> **WORK TO DO**
Reproduce the listing below word for word, with no pictures.
========
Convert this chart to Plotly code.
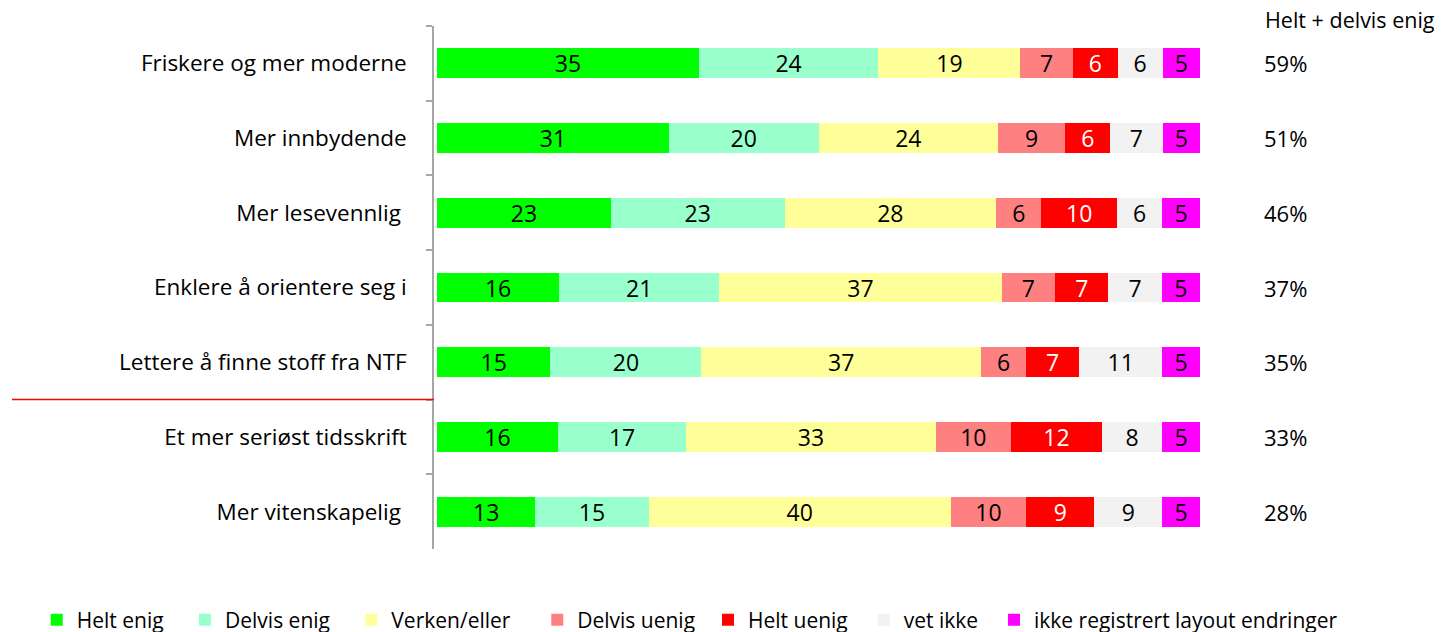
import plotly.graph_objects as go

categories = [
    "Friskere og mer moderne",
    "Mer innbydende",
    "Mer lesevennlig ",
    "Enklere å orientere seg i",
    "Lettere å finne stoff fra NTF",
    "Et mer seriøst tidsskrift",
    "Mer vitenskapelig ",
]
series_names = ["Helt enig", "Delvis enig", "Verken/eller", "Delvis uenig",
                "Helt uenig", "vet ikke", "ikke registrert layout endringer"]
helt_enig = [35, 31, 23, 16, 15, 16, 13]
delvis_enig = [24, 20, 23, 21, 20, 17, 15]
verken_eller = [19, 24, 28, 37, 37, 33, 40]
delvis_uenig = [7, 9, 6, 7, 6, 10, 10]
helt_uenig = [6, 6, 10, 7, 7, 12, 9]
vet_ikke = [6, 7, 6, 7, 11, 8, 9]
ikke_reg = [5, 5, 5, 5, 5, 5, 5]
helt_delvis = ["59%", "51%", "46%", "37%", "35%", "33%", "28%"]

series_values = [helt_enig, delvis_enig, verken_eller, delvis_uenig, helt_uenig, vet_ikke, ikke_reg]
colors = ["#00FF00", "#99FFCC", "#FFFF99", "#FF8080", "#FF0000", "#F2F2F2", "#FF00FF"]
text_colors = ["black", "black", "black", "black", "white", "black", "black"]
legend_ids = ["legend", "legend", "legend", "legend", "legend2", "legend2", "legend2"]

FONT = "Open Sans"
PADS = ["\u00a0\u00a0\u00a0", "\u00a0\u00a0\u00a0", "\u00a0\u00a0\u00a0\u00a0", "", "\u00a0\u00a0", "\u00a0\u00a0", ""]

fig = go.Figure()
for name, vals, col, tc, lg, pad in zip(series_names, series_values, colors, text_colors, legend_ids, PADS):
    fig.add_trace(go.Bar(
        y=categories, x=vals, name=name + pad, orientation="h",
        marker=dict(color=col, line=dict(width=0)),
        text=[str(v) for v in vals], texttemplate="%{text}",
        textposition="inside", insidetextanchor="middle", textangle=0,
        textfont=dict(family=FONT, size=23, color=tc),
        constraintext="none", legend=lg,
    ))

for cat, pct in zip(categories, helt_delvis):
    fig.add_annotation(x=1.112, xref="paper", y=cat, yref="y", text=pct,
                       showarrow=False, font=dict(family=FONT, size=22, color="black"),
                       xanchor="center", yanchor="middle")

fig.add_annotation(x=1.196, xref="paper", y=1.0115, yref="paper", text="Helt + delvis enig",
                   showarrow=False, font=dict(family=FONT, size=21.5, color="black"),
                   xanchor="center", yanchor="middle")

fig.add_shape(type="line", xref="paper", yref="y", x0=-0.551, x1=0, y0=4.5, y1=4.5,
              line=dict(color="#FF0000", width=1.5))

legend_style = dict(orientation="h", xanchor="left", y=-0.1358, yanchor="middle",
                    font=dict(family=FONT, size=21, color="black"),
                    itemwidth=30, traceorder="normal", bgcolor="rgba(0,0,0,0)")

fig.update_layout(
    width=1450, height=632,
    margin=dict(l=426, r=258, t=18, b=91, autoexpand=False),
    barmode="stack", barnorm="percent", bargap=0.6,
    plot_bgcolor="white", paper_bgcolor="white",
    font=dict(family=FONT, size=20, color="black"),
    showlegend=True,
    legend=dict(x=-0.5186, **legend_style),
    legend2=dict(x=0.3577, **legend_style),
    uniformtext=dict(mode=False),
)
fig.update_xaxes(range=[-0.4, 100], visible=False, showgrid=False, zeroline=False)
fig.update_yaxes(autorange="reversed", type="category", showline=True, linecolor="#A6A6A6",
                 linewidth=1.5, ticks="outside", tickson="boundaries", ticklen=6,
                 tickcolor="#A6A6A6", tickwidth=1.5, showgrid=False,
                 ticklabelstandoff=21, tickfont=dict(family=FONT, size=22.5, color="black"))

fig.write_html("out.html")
========
> **FULL OUTPUT**
Convert this chart to Plotly code.
import plotly.graph_objects as go

categories = [
    "Friskere og mer moderne",
    "Mer innbydende",
    "Mer lesevennlig ",
    "Enklere å orientere seg i",
    "Lettere å finne stoff fra NTF",
    "Et mer seriøst tidsskrift",
    "Mer vitenskapelig ",
]
series_names = ["Helt enig", "Delvis enig", "Verken/eller", "Delvis uenig",
                "Helt uenig", "vet ikke", "ikke registrert layout endringer"]
helt_enig = [35, 31, 23, 16, 15, 16, 13]
delvis_enig = [24, 20, 23, 21, 20, 17, 15]
verken_eller = [19, 24, 28, 37, 37, 33, 40]
delvis_uenig = [7, 9, 6, 7, 6, 10, 10]
helt_uenig = [6, 6, 10, 7, 7, 12, 9]
vet_ikke = [6, 7, 6, 7, 11, 8, 9]
ikke_reg = [5, 5, 5, 5, 5, 5, 5]
helt_delvis = ["59%", "51%", "46%", "37%", "35%", "33%", "28%"]

series_values = [helt_enig, delvis_enig, verken_eller, delvis_uenig, helt_uenig, vet_ikke, ikke_reg]
colors = ["#00FF00", "#99FFCC", "#FFFF99", "#FF8080", "#FF0000", "#F2F2F2", "#FF00FF"]
text_colors = ["black", "black", "black", "black", "white", "black", "black"]
legend_ids = ["legend", "legend", "legend", "legend", "legend2", "legend2", "legend2"]

FONT = "Open Sans"
PADS = ["\u00a0\u00a0\u00a0", "\u00a0\u00a0\u00a0", "\u00a0\u00a0\u00a0\u00a0", "", "\u00a0\u00a0", "\u00a0\u00a0", ""]

fig = go.Figure()
for name, vals, col, tc, lg, pad in zip(series_names, series_values, colors, text_colors, legend_ids, PADS):
    fig.add_trace(go.Bar(
        y=categories, x=vals, name=name + pad, orientation="h",
        marker=dict(color=col, line=dict(width=0)),
        text=[str(v) for v in vals], texttemplate="%{text}",
        textposition="inside", insidetextanchor="middle", textangle=0,
        textfont=dict(family=FONT, size=23, color=tc),
        constraintext="none", legend=lg,
    ))

for cat, pct in zip(categories, helt_delvis):
    fig.add_annotation(x=1.112, xref="paper", y=cat, yref="y", text=pct,
                       showarrow=False, font=dict(family=FONT, size=22, color="black"),
                       xanchor="center", yanchor="middle")

fig.add_annotation(x=1.196, xref="paper", y=1.0115, yref="paper", text="Helt + delvis enig",
                   showarrow=False, font=dict(family=FONT, size=21.5, color="black"),
                   xanchor="center", yanchor="middle")

fig.add_shape(type="line", xref="paper", yref="y", x0=-0.551, x1=0, y0=4.5, y1=4.5,
              line=dict(color="#FF0000", width=1.5))

legend_style = dict(orientation="h", xanchor="left", y=-0.1358, yanchor="middle",
                    font=dict(family=FONT, size=21, color="black"),
                    itemwidth=30, traceorder="normal", bgcolor="rgba(0,0,0,0)")

fig.update_layout(
    width=1450, height=632,
    margin=dict(l=426, r=258, t=18, b=91, autoexpand=False),
    barmode="stack", barnorm="percent", bargap=0.6,
    plot_bgcolor="white", paper_bgcolor="white",
    font=dict(family=FONT, size=20, color="black"),
    showlegend=True,
    legend=dict(x=-0.5186, **legend_style),
    legend2=dict(x=0.3577, **legend_style),
    uniformtext=dict(mode=False),
)
fig.update_xaxes(range=[-0.4, 100], visible=False, showgrid=False, zeroline=False)
fig.update_yaxes(autorange="reversed", type="category", showline=True, linecolor="#A6A6A6",
                 linewidth=1.5, ticks="outside", tickson="boundaries", ticklen=6,
                 tickcolor="#A6A6A6", tickwidth=1.5, showgrid=False,
                 ticklabelstandoff=21, tickfont=dict(family=FONT, size=22.5, color="black"))

fig.write_html("out.html")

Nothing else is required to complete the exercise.